The bomb that rocked Manhattan’s Chelsea neighborhood contained residue of an explosive often used for target practice , a federal law enforcement official has said.
The bomb on Saturday night that injured 29 people was made with a pressure cooker, cellphone, Christmas lights and packed with shrapnel – the same construction as an unexploded device found a few blocks away, according to separate reports.
ABC, meanwhile, reported that five people were arrested on Sunday night in connection with Saturday’s explosion following a traffic stop by the FBI and New York police on the Verrazano–Narrows Bridge between Brooklyn and Staten Island.
The evidence of Tannerite – a black powder that can be picked up in many sporting goods stores and is used to mark a shot – may be important as authorities piece together Saturday’s events and examine whether they were linked to a pipe bomb blast in a New Jersey shore town earlier in the day.
New York governor Andrew Cuomo, touring the site of the Manhattan blast, said there did not appear to be any link to international terrorism. He said the second device appeared “similar in design” to the first, but did not provide details.
“We’re going to be very careful and patient to get to the full truth here,” New York’s mayor, Bill de Blasio, a Democrat, said on Sunday. “We have more work to do to be able to say what kind of motivation was behind this. Was it a political motivation? A personal motivation? What was it? We do not know that yet.”
Cell phones were discovered at the site of both bombings, but no Tannerite residue was identified in the New Jersey bomb remnants, in which a black powder was detected, said the official, who spoke to Associated Press on condition of anonymity.
Authorities said the Manhattan bombing and the blast 11 hours earlier at the site of a 5km race to benefit Marines and sailors in Seaside Park, New Jersey, did not appear to be connected, though they were not ruling anything out. The New Jersey race was cancelled and no one was injured.
Officials have not revealed any details about the makeup of the pressure-cooker device, except to say it had wires and a cellphone attached to act as timer.
However, according to the New York Times, the bombs in Manhattan were both filled with “fragmentation material” such as BB pellets or small ball bearings. The report also said that the devices both used pressure cookers, cellphones and Christmas lights as the initiator in the detonation process.
The second device was removed early on Sunday by a bomb squad robot and New York City police blew it up in the Bronx in a controlled explosion on Sunday evening, authorities said.
Homemade pressure cooker bombs were used in the Boston Marathon attacks in 2013 that killed three people and injured more than 260. Tamerlan and Dzhokhar Tsarnaev, the brothers who carried out the attacks, built the devices using instructions found in al-Qaida’s Inspire online magazine.
“The crudity of the devices in all three cases certainly doesn’t point to any group that’s been developing (improvised explosive devices) for years,” said a US official who requested anonymity told Reuters.
The official added that the crude nature of the devices and the apparent low level of planning had some investigators concerned that the blasts were just a test of New York’s security.

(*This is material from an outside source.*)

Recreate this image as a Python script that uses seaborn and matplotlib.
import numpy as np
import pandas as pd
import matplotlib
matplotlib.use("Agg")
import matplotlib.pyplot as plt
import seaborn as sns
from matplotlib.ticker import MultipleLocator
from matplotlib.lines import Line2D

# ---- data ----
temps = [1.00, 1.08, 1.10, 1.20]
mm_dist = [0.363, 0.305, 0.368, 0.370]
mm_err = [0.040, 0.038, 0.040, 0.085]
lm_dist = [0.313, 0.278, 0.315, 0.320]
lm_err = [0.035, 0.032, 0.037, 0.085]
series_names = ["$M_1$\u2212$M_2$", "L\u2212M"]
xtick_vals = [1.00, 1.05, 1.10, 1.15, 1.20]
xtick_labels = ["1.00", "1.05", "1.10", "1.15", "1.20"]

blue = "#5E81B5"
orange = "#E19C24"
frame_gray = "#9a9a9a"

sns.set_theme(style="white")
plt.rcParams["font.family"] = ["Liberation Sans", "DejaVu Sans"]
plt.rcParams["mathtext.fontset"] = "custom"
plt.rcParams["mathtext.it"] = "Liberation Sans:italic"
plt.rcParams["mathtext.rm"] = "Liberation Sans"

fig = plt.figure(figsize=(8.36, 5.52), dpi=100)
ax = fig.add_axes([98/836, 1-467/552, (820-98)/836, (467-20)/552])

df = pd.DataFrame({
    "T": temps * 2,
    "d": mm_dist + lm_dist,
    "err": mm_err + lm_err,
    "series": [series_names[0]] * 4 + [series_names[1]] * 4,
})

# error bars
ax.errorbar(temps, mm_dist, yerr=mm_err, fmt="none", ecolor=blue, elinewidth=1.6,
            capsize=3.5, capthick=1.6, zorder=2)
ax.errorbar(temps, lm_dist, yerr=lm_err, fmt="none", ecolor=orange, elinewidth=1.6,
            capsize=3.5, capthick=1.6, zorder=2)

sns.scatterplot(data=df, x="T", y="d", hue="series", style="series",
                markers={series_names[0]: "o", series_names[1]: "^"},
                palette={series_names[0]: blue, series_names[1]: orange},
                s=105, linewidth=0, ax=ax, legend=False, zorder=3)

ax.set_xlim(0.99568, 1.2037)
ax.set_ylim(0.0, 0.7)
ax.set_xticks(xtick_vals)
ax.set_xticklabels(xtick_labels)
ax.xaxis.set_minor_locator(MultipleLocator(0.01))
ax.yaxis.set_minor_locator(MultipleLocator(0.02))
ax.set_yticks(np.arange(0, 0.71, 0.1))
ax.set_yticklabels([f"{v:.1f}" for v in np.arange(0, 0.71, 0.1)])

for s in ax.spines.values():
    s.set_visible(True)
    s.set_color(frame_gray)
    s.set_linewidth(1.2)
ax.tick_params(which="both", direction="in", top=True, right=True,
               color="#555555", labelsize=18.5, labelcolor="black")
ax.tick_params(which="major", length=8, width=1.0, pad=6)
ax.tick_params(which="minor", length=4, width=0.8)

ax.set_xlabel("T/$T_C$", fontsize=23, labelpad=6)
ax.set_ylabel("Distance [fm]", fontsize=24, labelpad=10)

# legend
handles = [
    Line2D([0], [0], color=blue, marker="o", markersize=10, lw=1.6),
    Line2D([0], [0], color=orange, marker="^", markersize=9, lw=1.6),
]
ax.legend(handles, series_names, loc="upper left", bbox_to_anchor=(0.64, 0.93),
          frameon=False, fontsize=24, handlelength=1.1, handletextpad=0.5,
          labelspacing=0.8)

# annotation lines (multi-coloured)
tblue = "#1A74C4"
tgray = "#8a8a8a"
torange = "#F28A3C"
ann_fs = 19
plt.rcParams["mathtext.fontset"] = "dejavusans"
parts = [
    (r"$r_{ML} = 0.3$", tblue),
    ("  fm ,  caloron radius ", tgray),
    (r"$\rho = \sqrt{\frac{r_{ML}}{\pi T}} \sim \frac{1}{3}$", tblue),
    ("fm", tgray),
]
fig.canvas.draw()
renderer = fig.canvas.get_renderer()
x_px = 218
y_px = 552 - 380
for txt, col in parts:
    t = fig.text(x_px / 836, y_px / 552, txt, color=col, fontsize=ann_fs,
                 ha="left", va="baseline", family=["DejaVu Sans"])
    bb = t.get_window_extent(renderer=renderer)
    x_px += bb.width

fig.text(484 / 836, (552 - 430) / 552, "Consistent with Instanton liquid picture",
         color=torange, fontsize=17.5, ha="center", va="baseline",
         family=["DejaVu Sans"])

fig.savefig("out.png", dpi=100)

“That’s what worries us: Was this some kind of test run, not just of the devices, but also of the surveillance in New York and the response?” the official said.

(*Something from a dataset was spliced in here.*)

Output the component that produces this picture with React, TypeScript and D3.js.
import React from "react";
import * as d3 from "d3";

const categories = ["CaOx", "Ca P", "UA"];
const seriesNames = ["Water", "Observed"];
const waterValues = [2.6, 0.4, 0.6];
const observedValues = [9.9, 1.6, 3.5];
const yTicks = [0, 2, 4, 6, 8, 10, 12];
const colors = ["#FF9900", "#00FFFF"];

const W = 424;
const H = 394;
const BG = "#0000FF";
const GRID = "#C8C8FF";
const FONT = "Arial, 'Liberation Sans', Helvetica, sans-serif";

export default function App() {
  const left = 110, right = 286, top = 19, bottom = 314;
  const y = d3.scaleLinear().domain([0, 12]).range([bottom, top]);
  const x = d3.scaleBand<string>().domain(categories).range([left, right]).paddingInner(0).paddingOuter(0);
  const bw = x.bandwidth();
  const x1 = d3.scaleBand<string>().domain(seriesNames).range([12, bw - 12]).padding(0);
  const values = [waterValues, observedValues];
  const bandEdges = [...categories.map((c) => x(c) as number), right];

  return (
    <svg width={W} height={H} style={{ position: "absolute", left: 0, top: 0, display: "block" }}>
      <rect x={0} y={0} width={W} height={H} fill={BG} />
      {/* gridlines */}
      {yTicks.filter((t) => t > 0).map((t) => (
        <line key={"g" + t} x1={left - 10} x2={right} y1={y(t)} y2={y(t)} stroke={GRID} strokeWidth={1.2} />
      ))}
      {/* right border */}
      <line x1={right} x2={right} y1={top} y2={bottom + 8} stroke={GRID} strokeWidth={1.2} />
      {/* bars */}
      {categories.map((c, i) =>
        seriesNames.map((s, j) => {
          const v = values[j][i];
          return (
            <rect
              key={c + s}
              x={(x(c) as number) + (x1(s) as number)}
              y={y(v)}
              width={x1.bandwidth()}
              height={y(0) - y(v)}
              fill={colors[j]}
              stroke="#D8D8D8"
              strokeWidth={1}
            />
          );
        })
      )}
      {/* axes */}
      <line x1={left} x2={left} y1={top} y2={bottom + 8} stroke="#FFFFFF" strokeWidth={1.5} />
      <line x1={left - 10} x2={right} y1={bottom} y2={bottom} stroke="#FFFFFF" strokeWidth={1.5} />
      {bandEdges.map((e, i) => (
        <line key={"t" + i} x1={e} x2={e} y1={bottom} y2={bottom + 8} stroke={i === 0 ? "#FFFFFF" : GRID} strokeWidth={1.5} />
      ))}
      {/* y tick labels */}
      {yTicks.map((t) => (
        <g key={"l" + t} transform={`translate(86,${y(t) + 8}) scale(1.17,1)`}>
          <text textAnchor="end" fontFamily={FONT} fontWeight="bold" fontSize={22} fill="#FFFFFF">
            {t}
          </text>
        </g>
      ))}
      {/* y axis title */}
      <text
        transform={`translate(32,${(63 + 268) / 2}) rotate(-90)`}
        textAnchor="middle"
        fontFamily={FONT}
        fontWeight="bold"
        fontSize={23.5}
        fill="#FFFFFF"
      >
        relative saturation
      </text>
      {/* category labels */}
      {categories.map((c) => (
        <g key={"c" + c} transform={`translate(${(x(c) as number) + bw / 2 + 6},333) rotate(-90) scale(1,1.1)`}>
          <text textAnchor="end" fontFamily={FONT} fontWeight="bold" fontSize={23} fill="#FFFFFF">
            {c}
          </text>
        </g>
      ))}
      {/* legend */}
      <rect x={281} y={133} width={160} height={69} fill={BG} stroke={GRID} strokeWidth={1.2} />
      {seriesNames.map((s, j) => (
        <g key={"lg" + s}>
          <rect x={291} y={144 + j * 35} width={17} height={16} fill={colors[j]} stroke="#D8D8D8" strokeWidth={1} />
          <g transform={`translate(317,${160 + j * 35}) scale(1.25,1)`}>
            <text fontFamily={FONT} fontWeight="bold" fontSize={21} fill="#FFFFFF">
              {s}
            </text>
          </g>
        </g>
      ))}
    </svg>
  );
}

Technicians at the FBI’s laboratory in Quantico, Virginia, were examining evidence from the Manhattan bombing, described by witnesses as a deafening blast that shattered storefront windows and injured bystanders with shrapnel in the mostly residential neighborhood on the city’s west side. All 29 of the injured people were released from the hospital by Sunday afternoon.
The explosion left many rattled in a city that had marked the 15th anniversary of the September 11 terrorist attacks only a week earlier and where a United Nations meeting to address the refugee crisis in Syria was scheduled on Monday.
“People didn’t know what was going on, and that’s what was scary,” said Anthony Zayas, an actor who was in the Chelsea neighborhood Saturday night when the bomb went off. “You didn’t know if was coming from the subway beneath you, you didn’t know if there were other bombs, you didn’t know where to go.”
The bomb in Manhattan appeared to have been placed near a large dumpster in front of a building undergoing construction, another law enforcement official, speaking on condition of anonymity, told AP.
An additional 1,000 state troopers and members of the National Guard were placed at transit hubs and other points throughout New York and extra police officials were patrolling Manhattan, officials said. Members of the FBI’s joint terrorism task force were investigating the blast along with NYPD detectives, fire marshals and other federal investigators.
Meanwhile, a law enforcement official said federal investigators discounted a claim of responsibility on the social blogging service Tumblr. Investigators looked into it and didn’t consider it relevant to the case, said the official who spoke on condition of anonymity to discuss an ongoing investigation.